IP-3-2007 (Revised April 2012)
Author: Krista Kafer
School choice predates American nationhood. Until the mid-19th century, families chose from among a variety of autonomous schools and home schooling. Tax-funded public schools gradually displaced tuition-charging independent schools, considerably raising the price of choice. To exercise choice, a family needed to buy a home in a neighborhood with a good school, or to pay independent school tuition in addition to taxation, which supported public schools. For more than a century, few opportunities existed for middle- and low-income families.
After a slow start at the beginning of the 20th century, new options have become available in recent years. The U.S. Supreme Court held in the landmark Pierce v. Society of Sisters (1925) decision that a “child is not the mere creature of the state; those who nurture him and direct his destiny have the right, coupled with the high duty, to recognize and prepare him for additional obligations.” In other words, families have a right to guide their children’s education – the core value of school choice. Thirty years later, renowned economist Milton Friedman debuted the concept of an education ‘voucher’ as a means of providing choice to families.
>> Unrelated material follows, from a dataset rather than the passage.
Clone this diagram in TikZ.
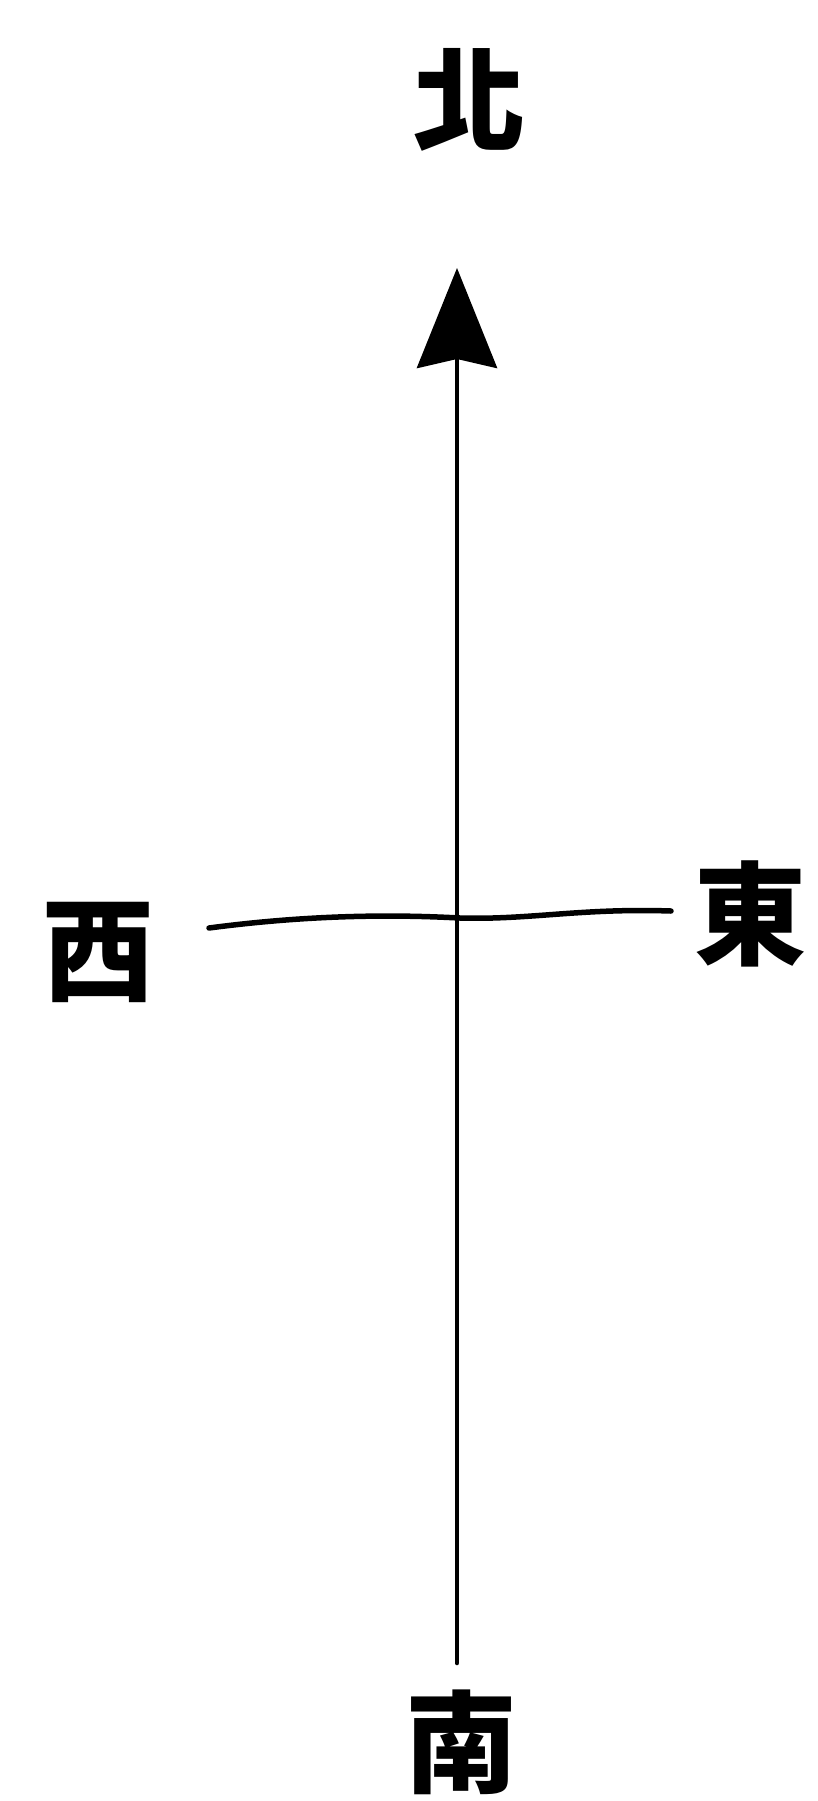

Public school choice grew in the late sixties when the first magnet school opened its doors. About the same time there were setbacks for school choice. In 1971 the U.S. Supreme Court set a new legal precedent for determining the constitutionality of state aid to faith-based institutions called the Lemon Test. Two years later, the Court over-turned several New York independent school aid programs, including tax and tuition reimbursements.
The following decade began with the momentous Mueller v. Allen decision, which upheld the Minnesota education tax deduction as meeting the three-part Lemon Test. The decade also saw the first inter-district school choice law, the first dual-enrollment program, the first tax credit for education expenses, and the legalization of homeschooling in most states.
During the 1990s, states across the country enacted public charter school laws, tax credits, and voucher programs. Most were upheld in state and federal court. In Zelman v. Simmons-Harris (2002), the U.S. Supreme Court declared vouchers constitutional. The following year, Colorado enacted a scholarship program for low-income students. The state supreme court, however, overturned the program in a 4-3 decision.
As of April 2012, 10 states and the District of Columbia have publicly-funded scholarship programs. Parents in six states can take tax deductions or credits for independent school tuition. In eight states, individuals or corporations can receive a tax credit when they give to scholarship organizations. One state (AZ) offers scholarship savings accounts. An enterprising district in the state of Colorado (Douglas County Schools) created a pilot voucher program in 2011. If it survives its legal challenge, it will be the first district school choice program of its kind. Forty states and the District of Columbia have public charter school laws. Some states have inter-district and intra-district public school choice laws, magnet schools, or post-secondary options. Home schooling is legal in all 50 states.
Research on these programs shows parental choice in education benefits the individual, the community, and the school system. Students reap academic benefits while choice acts as an incentive for system-wide improvement. The chronology of choice is the struggle to give every child the chance to attend a good school.